See also: Machine learning terms
A feedback loop is a systemic mechanism in which the output of a process serves as input for subsequent iterations of that same process, creating a self-reinforcing or self-correcting cycle. In machine learning, feedback loops arise when a model's predictions influence the real-world environment, and the resulting data is then used to retrain or update the model. This circular dependency can improve model performance over time, but it can also amplify biases, narrow data diversity, and cause unintended societal consequences.
Feedback loops are ubiquitous in both natural and artificial systems, appearing in ecology, economics, engineering, and software. In AI systems, understanding feedback loops is critical because models increasingly make decisions that shape the very data they learn from. A recommendation system changes what users see, which changes what users click, which changes what the model recommends next. A hiring algorithm decides who gets interviewed, and only data from interviewed candidates feeds back into the model. These cycles can be virtuous or vicious depending on design, monitoring, and intervention.
Imagine you have a robot that picks your lunch every day. On Monday, the robot gives you pizza, and you eat it because it is there. The robot sees you ate pizza, so on Tuesday it gives you pizza again. You eat it again because, once more, it is the only option. Now the robot is really sure you love pizza, so it gives you pizza every day forever. You never get to try tacos or sushi because the robot only learns from what it already gave you. That is a feedback loop: the robot's choices affect what data it gets back, which makes it keep making the same choices.
Feedback loops are broadly classified into two types: positive (self-reinforcing) and negative (self-correcting).
| Type | Behavior | Effect | ML Example |
|---|---|---|---|
| Positive feedback loop | Each iteration's output reinforces the previous output | Exponential growth or runaway behavior | A trending video gets recommended more, gains more views, and gets recommended even more |
| Negative feedback loop | Each iteration's output dampens the input for future iterations | Stability and convergence | A model detects it is over-predicting fraud, reduces its sensitivity, and reaches a balanced false-positive rate |
In machine learning, positive feedback loops are more commonly discussed because they present greater risks. When a model's output amplifies certain patterns in its training data, the model can become increasingly confident in narrow predictions while losing the ability to handle diverse inputs. Negative feedback loops, on the other hand, are often built intentionally into systems as stabilizing mechanisms, such as regularization techniques or threshold-based corrections.
A feedback loop in ML forms through a recurring cycle with several stages:
The key issue is that the model does not receive a random sample of all possible outcomes. It only observes outcomes that resulted from its own decisions. This creates a selection bias known as the "closed feedback loop" problem, where the model learns only from the slice of reality it helped create.
Recommendation systems provide one of the most studied examples of feedback loops in AI. When a platform recommends content to users, users engage with some of that content through clicks, views, likes, or shares. The algorithm interprets this engagement as a signal of preference and recommends similar content in the future. Over time, this cycle can narrow the range of content a user sees.

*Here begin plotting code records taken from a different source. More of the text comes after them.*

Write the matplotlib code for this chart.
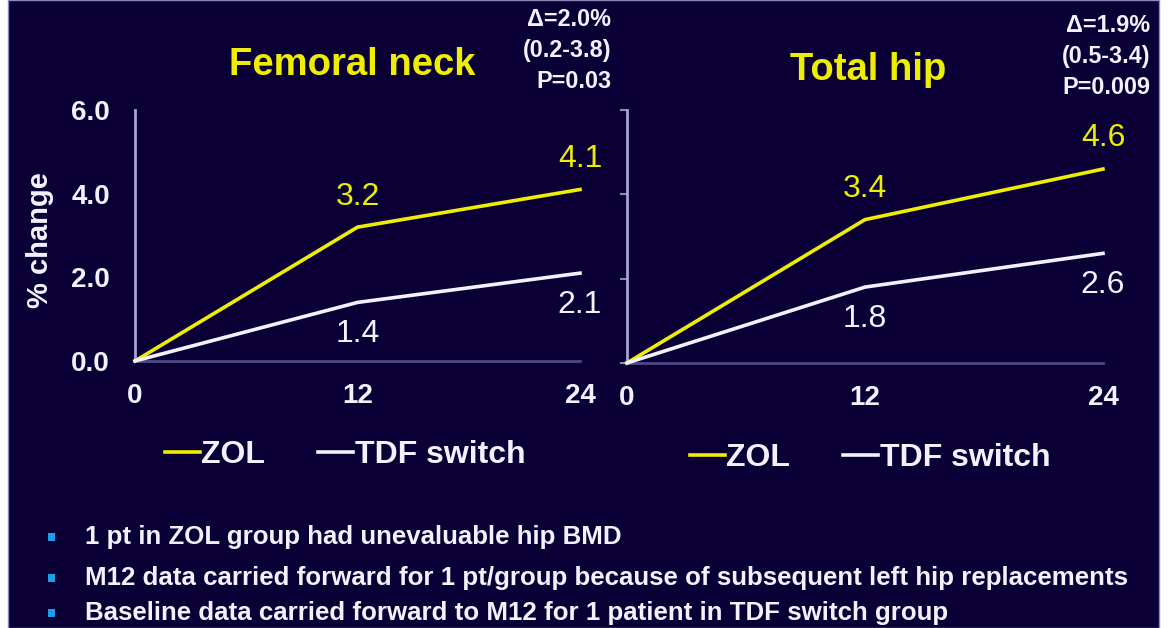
import matplotlib.pyplot as plt
from matplotlib.patches import Rectangle

months = [0, 12, 24]
panels = ["Femoral neck", "Total hip"]
zol = [[0.0, 3.2, 4.1], [0.0, 3.4, 4.6]]
tdf = [[0.0, 1.4, 2.1], [0.0, 1.8, 2.6]]
stats = ["Δ=2.0%\n(0.2-3.8)\nP=0.03", "Δ=1.9%\n(0.5-3.4)\nP=0.009"]
yticks = [0.0, 2.0, 4.0, 6.0]
notes = [
    "1 pt in ZOL group had unevaluable hip BMD",
    "M12 data carried forward for 1 pt/group because of subsequent left hip replacements",
    "Baseline data carried forward to M12 for 1 patient in TDF switch group",
]

BG = "#0a0036"
YEL = "#eeee00"
WHT = "#f2f2ff"
plt.rcParams["font.family"] = ["Liberation Sans", "DejaVu Sans"]

fig = plt.figure(figsize=(11.71, 6.28), dpi=100, facecolor="white")
fig.patches.append(Rectangle((8 / 1171, 0), 1151 / 1171, 1, transform=fig.transFigure,
                             facecolor=BG, edgecolor="#8a86b8", lw=1, zorder=-5))

boxes = [[0.1153, 0.4252, 0.38, 0.3996], [0.5354, 0.4220, 0.4065, 0.4028]]
title_x = [352, 868]
title_y = [65, 70]
stats_x = [611, 1150]
stats_y = [8, 14]
legend_xy = [(345, 455), (870, 458)]

for i, box in enumerate(boxes):
    ax = fig.add_axes(box)
    ax.set_facecolor("none")
    l1, = ax.plot(months, zol[i], color=YEL, lw=2.6, clip_on=False, zorder=3)
    l2, = ax.plot(months, tdf[i], color=WHT, lw=2.6, clip_on=False, zorder=3)
    ax.set_xlim(0, 24)
    ax.set_ylim(0, 6)
    ax.set_xticks(months)
    ax.set_yticks(yticks)
    for s in ["top", "right"]:
        ax.spines[s].set_visible(False)
    ax.spines["left"].set_color("#a8a4d0")
    ax.spines["left"].set_linewidth(2)
    ax.spines["bottom"].set_color("#4e4a86")
    ax.spines["bottom"].set_linewidth(2)
    ax.tick_params(axis="x", length=0, pad=16, labelsize=20, labelcolor=WHT)
    if i == 0:
        ax.set_yticklabels([f"{v:.1f}" for v in yticks])
        ax.tick_params(axis="y", length=0, pad=18, labelsize=20, labelcolor=WHT)
    else:
        ax.tick_params(axis="y", length=5, width=1.5, color="#8e8ab8", labelleft=False)
    for lab in ax.get_xticklabels() + ax.get_yticklabels():
        lab.set_fontweight("bold")

    for x, y in zip(months[1:], zol[i][1:]):
        ax.annotate(f"{y:.1f}", (x, y), xytext=(0, 22), textcoords="offset points",
                    ha="center", va="center", color=YEL, fontsize=23)
    for x, y in zip(months[1:], tdf[i][1:]):
        ax.annotate(f"{y:.1f}", (x, y), xytext=(0, -23), textcoords="offset points",
                    ha="center", va="center", color=WHT, fontsize=23)

    fig.text(title_x[i] / 1171, 1 - title_y[i] / 628, panels[i], color=YEL,
             fontsize=27.5, fontweight="bold", ha="center", va="center")
    fig.text(stats_x[i] / 1171, 1 - stats_y[i] / 628, stats[i], color=WHT,
             fontsize=16.8, fontweight="bold", ha="right", va="top", linespacing=1.45)

    lx, ly = legend_xy[i]
    leg = fig.legend([l1, l2], ["ZOL", "TDF switch"], loc="center",
                     bbox_to_anchor=(lx / 1171, 1 - ly / 628), ncol=2, frameon=False,
                     handlelength=1.1, handletextpad=0.05, columnspacing=1.65,
                     prop={"size": 23, "weight": "bold"})
    for t in leg.get_texts():
        t.set_color(WHT)

fig.text(40 / 1171, 1 - 240 / 628, "% change", rotation=90, color=WHT,
         fontsize=21, fontweight="bold", ha="center", va="center")

for y, note in zip([537, 578, 613], notes):
    fig.patches.append(Rectangle((48 / 1171, 1 - (y + 4) / 628), 7 / 1171, 8 / 628,
                                 transform=fig.transFigure, facecolor="#19a0e6", zorder=1))
    fig.text(85 / 1171, 1 - y / 628, note, color=WHT, fontsize=18.6,
             fontweight="bold", ha="left", va="center")

fig.savefig("out.png", dpi=100, facecolor=fig.get_facecolor())
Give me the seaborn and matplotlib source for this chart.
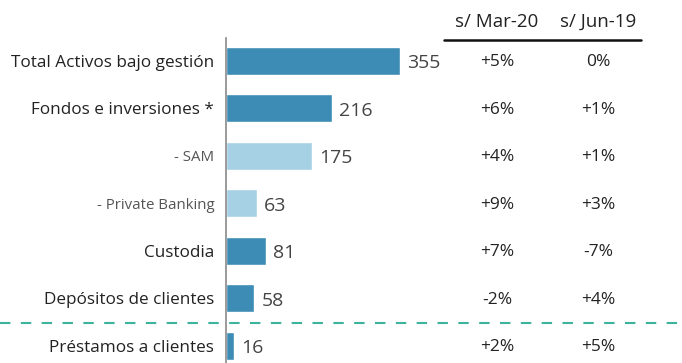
import matplotlib
matplotlib.use("Agg")
import matplotlib.pyplot as plt
from matplotlib.lines import Line2D
from matplotlib.transforms import blended_transform_factory
import pandas as pd
import seaborn as sns

categories = [
    "Total Activos bajo gestión",
    "Fondos e inversiones *",
    "- SAM",
    "- Private Banking",
    "Custodia",
    "Depósitos de clientes",
    "Préstamos a clientes",
]
values = [355, 216, 175, 63, 81, 58, 16]
vs_mar20 = ["+5%", "+6%", "+4%", "+9%", "+7%", "-2%", "+2%"]
vs_jun19 = ["0%", "+1%", "+1%", "+3%", "-7%", "+4%", "+5%"]
col_headers = ["s/ Mar-20", "s/ Jun-19"]
is_sub = [False, False, True, True, False, False, False]

dark = "#3d8cb5"
light = "#a6d0e4"
colors = [light if s else dark for s in is_sub]

df = pd.DataFrame({"cat": categories, "val": values})

sns.set_theme(style="white")
plt.rcParams["font.family"] = ["Open Sans", "DejaVu Sans"]

W, H = 682, 363
fig = plt.figure(figsize=(W / 100, H / 100), dpi=100)
ax = fig.add_axes([226 / W, 0, 1 - 226 / W, 1 - 38 / H])

sns.barplot(data=df, y="cat", x="val", hue="cat", palette=colors,
            orient="h", width=0.59, legend=False, ax=ax, saturation=1)

ax.set_xlim(0, 930)
ax.set_ylim(6.36, -0.48)
ax.set_xlabel("")
ax.set_ylabel("")
ax.set_xticks([])
for s in ["top", "right", "bottom"]:
    ax.spines[s].set_visible(False)
ax.spines["left"].set_color("#8a8a8a")
ax.spines["left"].set_linewidth(1.2)
ax.tick_params(axis="y", length=0, pad=8.5)
for lbl, sub in zip(ax.get_yticklabels(), is_sub):
    if sub:
        lbl.set_fontsize(10.8)
        lbl.set_color("#555555")
    else:
        lbl.set_fontsize(12.3)
        lbl.set_color("#222222")

# value labels at the end of each bar
for i, v in enumerate(values):
    ax.annotate(str(v), xy=(v, i + 0.05), xytext=(5, 0), textcoords="offset points",
                ha="left", va="center", fontsize=14, color="#444444")

# comparison columns
tr = blended_transform_factory(fig.transFigure, ax.transData)
col_x = [497 / W, 598 / W]
for cx, col in zip(col_x, [vs_mar20, vs_jun19]):
    for i, t in enumerate(col):
        ax.text(cx, i + 0.03, t, transform=tr, ha="center", va="center",
                fontsize=12.5, color="#222222")

for cx, h in zip(col_x, col_headers):
    fig.text(cx, 1 - 22 / H, h, ha="center", va="center",
             fontsize=13.5, color="#222222")
fig.add_artist(Line2D([444 / W, 641 / W], [1 - 40 / H, 1 - 40 / H],
                      transform=fig.transFigure, color="#111111", lw=1.8))

# separator between assets and loans
fig.add_artist(Line2D([0, 1], [1 - 323 / H, 1 - 323 / H],
                      transform=fig.transFigure, color="#3cb39c",
                      lw=1.5, linestyle=(0, (5, 5))))

fig.savefig("out.png", dpi=100)
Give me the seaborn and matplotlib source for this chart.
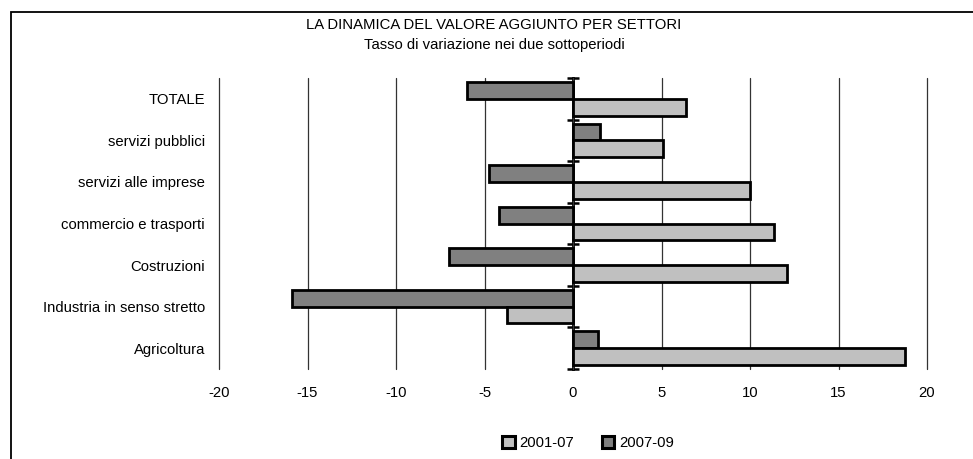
import matplotlib.pyplot as plt
import matplotlib.patches as mpatches
import seaborn as sns
import pandas as pd

# Dati
settori = ['TOTALE', 'servizi pubblici', 'servizi alle imprese', 'commercio e trasporti',
           'Costruzioni', 'Industria in senso stretto', 'Agricoltura']
var_2001_07 = [6.4, 5.1, 10.0, 11.35, 12.1, -3.75, 18.75]
var_2007_09 = [-6.0, 1.5, -4.75, -4.2, -7.0, -15.85, 1.4]
periodi = ['2001-07', '2007-09']
colori = {'2001-07': '#c0c0c0', '2007-09': '#808080'}
x_ticks = list(range(-20, 21, 5))

df = pd.DataFrame({
    'settore': settori * 2,
    'periodo': [periodi[0]] * len(settori) + [periodi[1]] * len(settori),
    'valore': var_2001_07 + var_2007_09,
})

sns.set_style('white')
plt.rcParams['font.family'] = ['Liberation Sans', 'DejaVu Sans']
plt.rcParams['font.size'] = 10.7
plt.rcParams['axes.unicode_minus'] = False
plt.rcParams['text.color'] = 'black'
plt.rcParams['xtick.color'] = 'black'
plt.rcParams['ytick.color'] = 'black'

fig = plt.figure(figsize=(9.73, 4.59), dpi=100)
ax = fig.add_axes([219 / 973, 1 - 369 / 459, (927 - 219) / 973, (369 - 78) / 459])

sns.barplot(data=df, y='settore', x='valore', hue='periodo', order=settori,
            hue_order=['2007-09', '2001-07'], palette=colori, saturation=1,
            width=0.81, edgecolor='black', linewidth=2, orient='h', ax=ax, legend=False)

ax.set_xlim(-20, 20)
ax.set_xticks(x_ticks)
ax.xaxis.grid(True, color='#333333', lw=0.9)
ax.yaxis.grid(False)
ax.set_axisbelow(True)
for line in ax.get_xgridlines():
    line.set_clip_on(False)
for s in ax.spines.values():
    s.set_visible(False)
ax.tick_params(axis='both', length=0, labelsize=10.7)
ax.tick_params(axis='x', pad=12)
ax.tick_params(axis='y', pad=10)
ax.set_xlabel('')
ax.set_ylabel('')

# asse verticale sullo zero con tacche tra le categorie
asse = ax.secondary_yaxis(0.5)
asse.set_yticks([i - 0.5 for i in range(len(settori) + 1)])
asse.tick_params(labelleft=False, labelright=False, direction='inout',
                 length=8.6, width=1.8, color='black')
for s in asse.spines.values():
    s.set_linewidth(2)
    s.set_color('black')

fig.text(494 / 973, 1 - 29 / 459, 'LA DINAMICA DEL VALORE AGGIUNTO PER SETTORI',
         ha='center', va='baseline', fontsize=10.7)
fig.text(494 / 973, 1 - 48.5 / 459, 'Tasso di variazione nei due sottoperiodi',
         ha='center', va='baseline', fontsize=10.7)

handles = [mpatches.Patch(facecolor=colori[p], edgecolor='black', lw=2.2) for p in periodi]
fig.legend(handles, periodi, loc='center', bbox_to_anchor=(588 / 973, 1 - 443 / 459),
           ncol=2, frameon=False, handlelength=0.85, handleheight=0.85,
           handletextpad=0.3, columnspacing=1.85, fontsize=10.7,
           borderpad=0, borderaxespad=0)

# cornice del grafico (bordo sinistro e superiore visibili)
fig.add_artist(mpatches.Rectangle((11 / 973, -0.1), 1.2, 1 - 12 / 459 + 0.1,
                                  transform=fig.transFigure, fill=False, lw=1.3, ec='black'))

fig.savefig('out.png', dpi=100)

The terms "filter bubble" and "echo chamber" describe situations where feedback loops in recommendation systems progressively reduce a user's exposure to diverse perspectives. Most algorithms do not distinguish between inherent user interest and engagement driven simply by what was presented. This means the system inadvertently reinforces the popularity of already-popular content and steers users toward increasingly homogeneous information diets.
Researchers have identified several contributing factors:
| Factor | Description |
|---|---|
| Algorithmic bias | The recommendation algorithm optimizes for engagement metrics rather than diversity or accuracy |
| Data bias | Historical interaction data reflects past recommendations, not the full range of user preferences |
| Cognitive bias | Users tend to engage with content that confirms existing beliefs (confirmation bias) |
| Popularity bias | Popular items receive more exposure, generating more data, which further increases their prominence |
However, the empirical evidence for filter bubbles is mixed. A 2023 systematic review found that while all components of the engagement-recommendation-belief feedback loop have been demonstrated in some contexts, the effect sizes tend to be small or context-dependent, and researchers use widely varying definitions, making it difficult to draw firm conclusions about the overall magnitude of the problem [1].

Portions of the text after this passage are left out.